Another survey was also done by WSU Geography and Regional Planning students last year. They determined the meaning and usefulness of having a garden cemetery in a community. The students were led by Dr. Dristi Neog, a WSU professor who was recently a co-lecturer for the Westfield 350th Historical Lecture Series. In part of her lecture, Neog spoke about the survey and the experiences of her students. Fittingly, Pine Hill Cemetery is 175-years-old, exactly half the age of the 350-year-old city it resides in.

The bucket truck worker waits while a groundman with a chainsaw begins the lower work on the same dead tree. (Photo by Peter Currier)

Scott Hathaway, the Director of the Westfield Parks and Recreation Department and the City’s Tree Warden, said that he thought of the event as a success and he plans to do it again next year.

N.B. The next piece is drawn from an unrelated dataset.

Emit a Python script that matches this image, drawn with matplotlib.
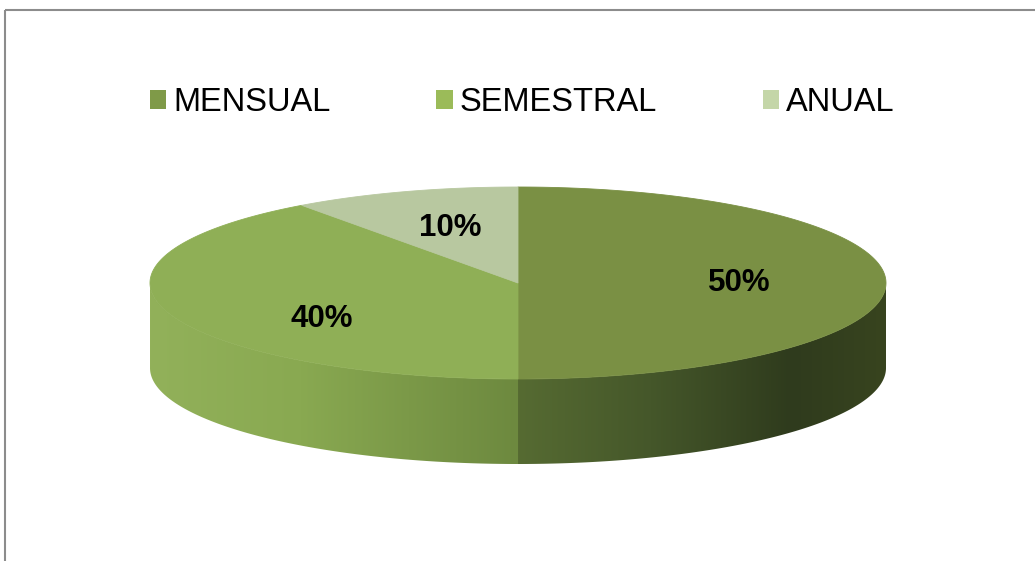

“For Arbor Day, you don’t always have to plant a tree, you can do events like this as well,” said Hathaway, “The crews said they would do this again next year.”

Throughout the day, the crews trimmed and took down about a dozen trees in different sections of the cemetery. The nature of tree work means that it is best done slowly and methodically due to the danger it can pose to the workers themselves or anyone who happens to be nearby. Most of the trees that were worked on were done so in what Hathaway referred to as ‘high target areas’. These are spots in which there are a lot of objects or highly trafficked paths below the tree’s branches.

A stump grinder was on site to remove the remains of dead tree stumps by grinding them into a pulp. (Photo by Peter Currier)

“It’s a safety factor,” said Hathaway,” people usually look down, they don’t look up,”

At noon, the crews from Northern Tree Service, Lewis Tree Service, and the Department of Public Works, were treated to a lunch served in the small chapel at the front entrance of the cemetery. During the break Mayor Brian Sullivan came to see some of the work and speak with the crews to commend them on the job they had done so far. The crews were at the cemetery until 3 p.m., having worked on as many trees as they could in the nice weather they lucked in to. The companies themselves had volunteered their services for the Arbor day event, but the crews themselves were still paid like any normal day.